THE PROBLEM:
Leave out the pictures and set down exactly the lines from the start of the listing through the one with "import plotly.graph_objects as go", both included.
=-=-=
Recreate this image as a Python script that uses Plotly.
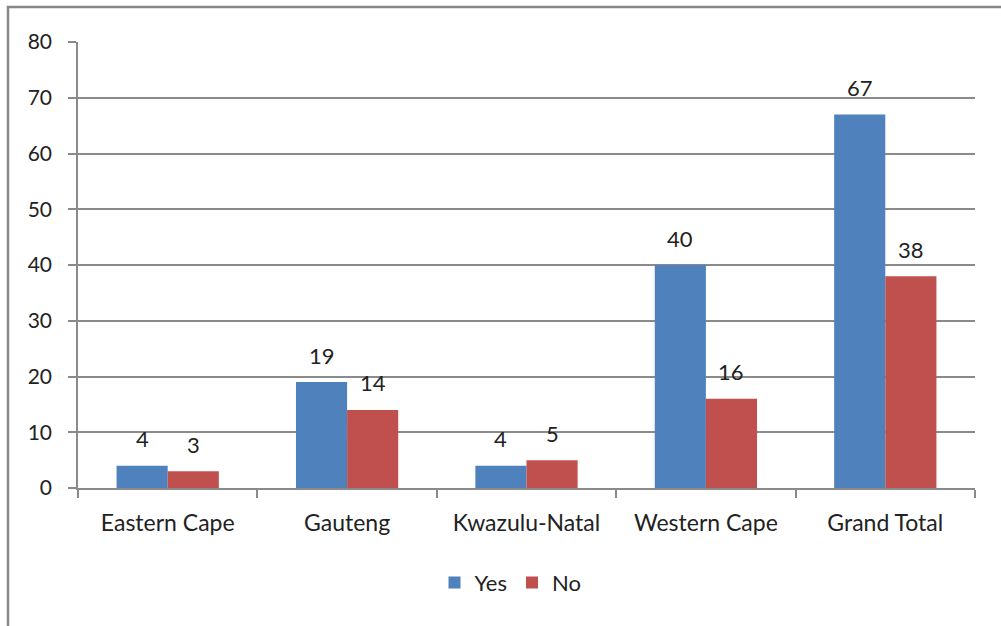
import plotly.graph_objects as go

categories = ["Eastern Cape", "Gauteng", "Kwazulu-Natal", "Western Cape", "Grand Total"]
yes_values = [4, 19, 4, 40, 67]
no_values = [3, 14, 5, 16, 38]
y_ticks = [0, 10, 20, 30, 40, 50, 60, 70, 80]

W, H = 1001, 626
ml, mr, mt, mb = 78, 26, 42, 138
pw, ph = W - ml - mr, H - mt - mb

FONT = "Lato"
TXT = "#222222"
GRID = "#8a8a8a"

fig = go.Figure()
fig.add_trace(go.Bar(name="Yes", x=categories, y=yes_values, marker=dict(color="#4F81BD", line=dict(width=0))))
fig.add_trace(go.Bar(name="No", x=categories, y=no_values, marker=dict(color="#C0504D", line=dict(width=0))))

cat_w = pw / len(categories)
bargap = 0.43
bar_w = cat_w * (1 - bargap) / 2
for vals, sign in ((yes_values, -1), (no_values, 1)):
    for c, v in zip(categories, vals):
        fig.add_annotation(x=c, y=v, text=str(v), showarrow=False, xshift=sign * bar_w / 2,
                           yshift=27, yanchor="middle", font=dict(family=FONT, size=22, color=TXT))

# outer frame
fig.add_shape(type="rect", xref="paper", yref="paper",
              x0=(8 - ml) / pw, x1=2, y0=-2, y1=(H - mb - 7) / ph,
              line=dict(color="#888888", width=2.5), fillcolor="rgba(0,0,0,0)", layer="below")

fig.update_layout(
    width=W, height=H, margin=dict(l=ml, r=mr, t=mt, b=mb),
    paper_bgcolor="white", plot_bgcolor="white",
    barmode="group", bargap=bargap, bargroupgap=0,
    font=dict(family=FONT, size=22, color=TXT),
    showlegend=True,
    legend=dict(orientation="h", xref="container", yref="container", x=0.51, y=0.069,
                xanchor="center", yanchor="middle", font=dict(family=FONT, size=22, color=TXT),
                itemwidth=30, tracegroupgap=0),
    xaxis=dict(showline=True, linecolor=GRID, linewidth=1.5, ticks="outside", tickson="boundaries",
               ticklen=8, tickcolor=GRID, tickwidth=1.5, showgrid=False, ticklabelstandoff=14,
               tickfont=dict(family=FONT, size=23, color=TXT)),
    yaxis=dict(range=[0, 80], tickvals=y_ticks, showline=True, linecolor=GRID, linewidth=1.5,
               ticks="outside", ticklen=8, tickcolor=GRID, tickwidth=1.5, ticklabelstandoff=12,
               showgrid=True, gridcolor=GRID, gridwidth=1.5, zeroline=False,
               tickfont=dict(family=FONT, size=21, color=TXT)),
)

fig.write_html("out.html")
=-=-=
TASK OUTPUT:
Recreate this image as a Python script that uses Plotly.
import plotly.graph_objects as go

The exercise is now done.